15.05.2016
Modern Klasikler: Trainspotting
Uyuşturucu kullanımına özendirmek mi uyuşturucunun kötülüğü ve kullanan kişinin hayatını nasıl alt üst ettiği mi… Trainspotting, kendini bu iki farklı pencereden betimleyen kesime de haklı sebepler veren bir film. Hap, eroin, kokain, extacy, esrar, LSD vb. tüm uyuşturucular kötüdür ama kullanıcısının tek eğlence kaynağıdır. Film de bunu aynen bu şekilde sunuyor. Kendini uyuşturanların hayatlarını nasıl mahvettiğinin yanında maddeyi kullandıklarında hayatlarının nasıl renklendiğine de tanık oluruz.
Trainspotting, 1993’te İskoç Yazar Irvine Welsh’in çıkardığı aynı adlı romanından uyarlama 1996 yapımı bir Britanya filmi. Az üyesi olan “kitabından iyi filmler” kategorisinde gösterilen film uyuşturucu gibi hassas bir konuya getirdiği tarafsız bakış açısıyla büyük ses getirdi. Filmi iki bölüme ayırırsak; Trainspotting’in ilk yarısı yüksek tempoda, uyuşturucudan kafa olmuş karakterlerin gözünden aktarılırken bir nevi film de izleyicide kafa yapıyor. İkinci bölümün başlamasıyla birlikte gerçekler karakterlerle birlikte bizimde yüzümüze vuruyor. Orgazm, eğlence gibi kavramlarla bağdaştırılan madde kullanma hali yerini klozete dalma hissine bırakıyor.
“Yaşamı seçin. Bir iş seçin.
Bir kariyer seçin. Bir aile seçin.
Kocaman bir televizyon falan seçin.
Bulaşık makinenizi, arabanızı, CD çalarınızı…
Ve elektrikli konserve açacağınızı seçin.
Düşük kolesterolü, diş sigortanızı, sağlıklı bir hayatı seçin.

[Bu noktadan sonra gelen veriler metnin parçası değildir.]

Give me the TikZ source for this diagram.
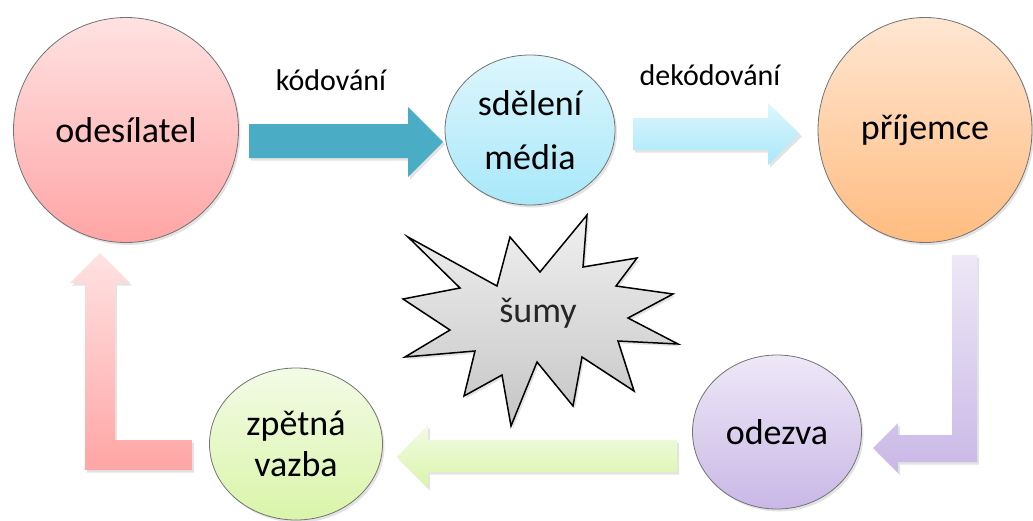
\documentclass[tikz,border=0pt]{standalone}
\usepackage{fontspec}
\setmainfont{Carlito}
\usetikzlibrary{shapes.geometric,shadows}

\definecolor{pinkTop}{HTML}{FFE2E2}
\definecolor{pinkBot}{HTML}{FFA5A5}
\definecolor{cyanTop}{HTML}{DDF6FD}
\definecolor{cyanBot}{HTML}{A8E8F9}
\definecolor{orangeTop}{HTML}{FFE6D2}
\definecolor{orangeBot}{HTML}{FFBC80}
\definecolor{lilacTop}{HTML}{EEE8F7}
\definecolor{lilacBot}{HTML}{C9B8E6}
\definecolor{limeTop}{HTML}{F3FBE6}
\definecolor{limeBot}{HTML}{D9F5A9}
\definecolor{tealArrow}{HTML}{4BACC6}

\begin{document}
\begin{tikzpicture}[x=1pt,y=-1pt,
	softshadow/.style={drop shadow={opacity=0.22, shadow xshift=2pt, shadow yshift=-2.5pt}},
	bubble/.style={ellipse, draw=black!55, line width=0.8pt, inner sep=0pt, align=center, softshadow, font=\fontsize{36}{54}\selectfont},
	blockarrow/.style={softshadow},
	lbl/.style={font=\fontsize{30}{36}\selectfont}]

		\useasboundingbox (0,0) rectangle (1033,520);

		\fill[blockarrow, tealArrow] (249,124) -- (408,124) -- (408,107) -- (443,142) -- (408,177) -- (408,158) -- (249,158) -- cycle;

		\shade[blockarrow, top color=cyanTop, bottom color=cyanBot] (633,118) -- (768,118) -- (768,103) -- (800,134) -- (768,165) -- (768,150) -- (633,150) -- cycle;

		\shade[blockarrow, top color=lilacTop, bottom color=lilacBot] (952,255) -- (977,255) -- (977,462) -- (898,462) -- (898,473) -- (873,448) -- (898,423) -- (898,435) -- (952,435) -- cycle;

		\shade[blockarrow, top color=limeTop, bottom color=limeBot] (677,440) -- (677,472) -- (428,472) -- (428,488) -- (397,457) -- (428,425) -- (428,440) -- cycle;

		\shade[blockarrow, top color=pinkTop, bottom color=pinkBot] (192,440) -- (115,440) -- (115,283) -- (130,283) -- (100,253) -- (70,283) -- (85,283) -- (85,470) -- (192,470) -- cycle;

		\node[bubble, minimum width=225pt, minimum height=225pt, top color=pinkTop, bottom color=pinkBot] (sender) at (126,130) {odesílatel};

		\node[bubble, minimum width=170pt, minimum height=150pt, top color=cyanTop, bottom color=cyanBot] (message) at (530,130) {sdělení\\média};

		\node[bubble, minimum width=214pt, minimum height=225pt, top color=orangeTop, bottom color=orangeBot] (receiver) at (925,130) {příjemce};

		\node[bubble, minimum width=169pt, minimum height=154pt, top color=lilacTop, bottom color=lilacBot] (response) at (777,432) {odezva};

		\node[bubble, minimum width=173pt, minimum height=152pt, top color=limeTop, bottom color=limeBot, font=\fontsize{36}{41}\selectfont] (feedback) at (296,444) {zpětná\\vazba};

		\shade[softshadow, top color=gray!12, bottom color=gray!45, draw=black, line width=1.5pt, line join=miter]
		(408,237) -- (497,286) -- (510,237) -- (540,272) -- (587,215) -- (583,267) -- (637,258) -- (616,286)
		-- (673,294) -- (628,318) -- (678,344) -- (618,341) -- (634,391) -- (582,357) -- (573,406) -- (537,362)
		-- (511,426) -- (502,375) -- (464,396) -- (475,351) -- (405,357) -- (450,330) -- (403,299) -- (460,288) -- cycle;

		\node[font=\fontsize{36}{40}\selectfont, text=black!85] (noise) at (538,313) {šumy};

		\node[lbl] (encoding) at (331,80) {kódování};

		\node[lbl] (decoding) at (710,75) {dekódování};

	\end{tikzpicture}
\end{document}
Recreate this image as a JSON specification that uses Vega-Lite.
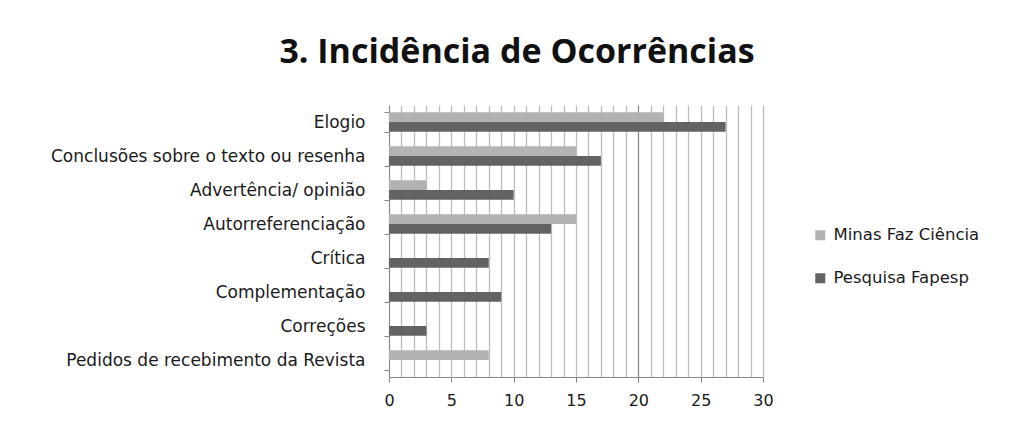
{
  "$schema": "https://vega.github.io/schema/vega-lite/v6.json",
  "width": 374,
  "height": 272,
  "autosize": {"type": "none"},
  "padding": {"left": 389, "top": 105, "right": 249, "bottom": 44},
  "background": "white",
  "title": {
    "text": "3. Incidência de Ocorrências",
    "font": "Open Sans",
    "fontSize": 34,
    "fontWeight": "bold",
    "color": "#111111",
    "anchor": "middle",
    "dx": -59,
    "offset": 26
  },
  "data": {
    "values": [
      {"categoria": "Elogio", "serie": "Minas Faz Ciência", "valor": 22},
      {"categoria": "Elogio", "serie": "Pesquisa Fapesp", "valor": 27},
      {"categoria": "Conclusões sobre o texto ou resenha", "serie": "Minas Faz Ciência", "valor": 15},
      {"categoria": "Conclusões sobre o texto ou resenha", "serie": "Pesquisa Fapesp", "valor": 17},
      {"categoria": "Advertência/ opinião", "serie": "Minas Faz Ciência", "valor": 3},
      {"categoria": "Advertência/ opinião", "serie": "Pesquisa Fapesp", "valor": 10},
      {"categoria": "Autorreferenciação", "serie": "Minas Faz Ciência", "valor": 15},
      {"categoria": "Autorreferenciação", "serie": "Pesquisa Fapesp", "valor": 13},
      {"categoria": "Crítica", "serie": "Minas Faz Ciência", "valor": 0},
      {"categoria": "Crítica", "serie": "Pesquisa Fapesp", "valor": 8},
      {"categoria": "Complementação", "serie": "Minas Faz Ciência", "valor": 0},
      {"categoria": "Complementação", "serie": "Pesquisa Fapesp", "valor": 9},
      {"categoria": "Correções", "serie": "Minas Faz Ciência", "valor": 0},
      {"categoria": "Correções", "serie": "Pesquisa Fapesp", "valor": 3},
      {"categoria": "Pedidos de recebimento da Revista", "serie": "Minas Faz Ciência", "valor": 8},
      {"categoria": "Pedidos de recebimento da Revista", "serie": "Pesquisa Fapesp", "valor": 0}
    ]
  },
  "mark": {"type": "bar", "cornerRadius": 0},
  "encoding": {
    "y": {
      "field": "categoria",
      "type": "nominal",
      "sort": null,
      "scale": {"paddingInner": 0.43, "paddingOuter": 0.215},
      "axis": {
        "title": null,
        "tickBand": "extent",
        "tickSize": 5,
        "tickColor": "#888888",
        "domainColor": "#888888",
        "labelFont": "DejaVu Sans",
        "labelFontSize": 17,
        "labelColor": "#1a1a1a",
        "labelPadding": 19,
        "labelLimit": 400,
        "grid": false
      }
    },
    "yOffset": {"field": "serie", "type": "nominal", "sort": ["Minas Faz Ciência", "Pesquisa Fapesp"]},
    "x": {
      "field": "valor",
      "type": "quantitative",
      "scale": {"domain": [0, 30], "nice": false},
      "axis": {
        "title": null,
        "values": [0,1,2,3,4,5,6,7,8,9,10,11,12,13,14,15,16,17,18,19,20,21,22,23,24,25,26,27,28,29,30],
        "labelExpr": "datum.value % 5 === 0 ? datum.label : ''",
        "grid": true,
        "gridColor": {"condition": {"test": "datum.value === 20", "value": "#8c8c8c"}, "value": "#bdbdbd"},
        "gridWidth": 1.3,
        "tickOpacity": {"condition": {"test": "datum.value % 5 === 0", "value": 1}, "value": 0},
        "tickColor": "#888888",
        "tickSize": 5,
        "domainColor": "#888888",
        "labelFont": "DejaVu Sans",
        "labelFontSize": 16,
        "labelColor": "#1a1a1a",
        "labelPadding": 10,
        "labelFlush": false
      }
    },
    "color": {
      "field": "serie",
      "type": "nominal",
      "scale": {"domain": ["Minas Faz Ciência", "Pesquisa Fapesp"], "range": ["#b2b2b2", "#636363"]},
      "legend": {
        "title": null,
        "orient": "none",
        "legendX": 423,
        "legendY": 122,
        "symbolType": "square",
        "symbolSize": 100,
        "symbolStrokeWidth": 0,
        "rowPadding": 26,
        "labelFont": "DejaVu Sans",
        "labelFontSize": 16.5,
        "labelColor": "#1a1a1a",
        "labelOffset": 5
      }
    }
  },
  "config": {"view": {"stroke": null}}
}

Ev kredisi ödeme planınızı seçin.
Başlangıç için bir ev seçin.
Arkadaşlarınızı seçin.
Günlük giysilerinizi ve bavul takımınızı seçin.
Çeşit çeşit oturma grupları arasından taksitle bir tane seçin.
Kanepeye oturup bir taraftan ruh sömüren programları izlerken…
O lanet abur cuburları zıkkımlanmayı seçin.
Ama neden böyle bir şey yapmak isteyeyim ki?
Yaşamayı seçmemeyi seçiyorum.
Başka bir şeyi seçiyorum. Sebep mi?
Sebebi yok.
Neden eroin varken insanın bir sebebe ihtiyacı olsun ki?”
Filmin baş karakteri Renton’ın düzeni eleştiren bir konuşmasıyla açılıyor film. Tüm sorunların çözümünü seks ve uyuşturucuda bulan bir grup insanın yaşamına değinen Trainspotting, Renton’ın filmin başlarında eleştirdiği şeye dönüşmesiyle sonuçlanıyor.
1994 yılında çektiği ilk sinema filmi Shallow Grave’le belli sinyaller veren Danny Boyle, Trainspotting’le adını tüm dünyaya duyurdu. Soundtrack – film uyumu ve özellikle belli mesaj ve simgeler içeren tuvalet sahnesi, rehabilite sonrası sanrılar, aşırı doza girdikten sonraki mezara konma efekti filmin etkisini arttıran yönetmenlik başarıları. Cast seçimi ve oyunculuklar da kusursuza yakın ki zaten film sonrası başrollerdeki dört ana karakter de (McGregor, Bremner, Lee Miller, McKidd) Hollywood’a transfer oldu.
Trainspotting, gelecek tren numaralarını bilmeye yönelik özellikle İskoçya’da yaygın bir tür bahis oyunu. Yazar Welsh bu oyunu uyuşturucu bağımlılığıyla özdeşleştirmiş. İkisi de hiçbir amacı ya da kazancı olmayan takıntılı bir süreç. Yazar Welsh ve yönetmen Boyle, hayatlarını amaçsız bir bahse yatıran kişilerin öyküsünü anlatıyor. Önümüzdeki yıl, yirmi senenin ardından ikinci filmi gelecek olan Trainspotting’in ne oranda başarılı olacağı şüpheli fakat ilk filmin türünün en iyilerinden olduğu tartışmasız bir gerçek.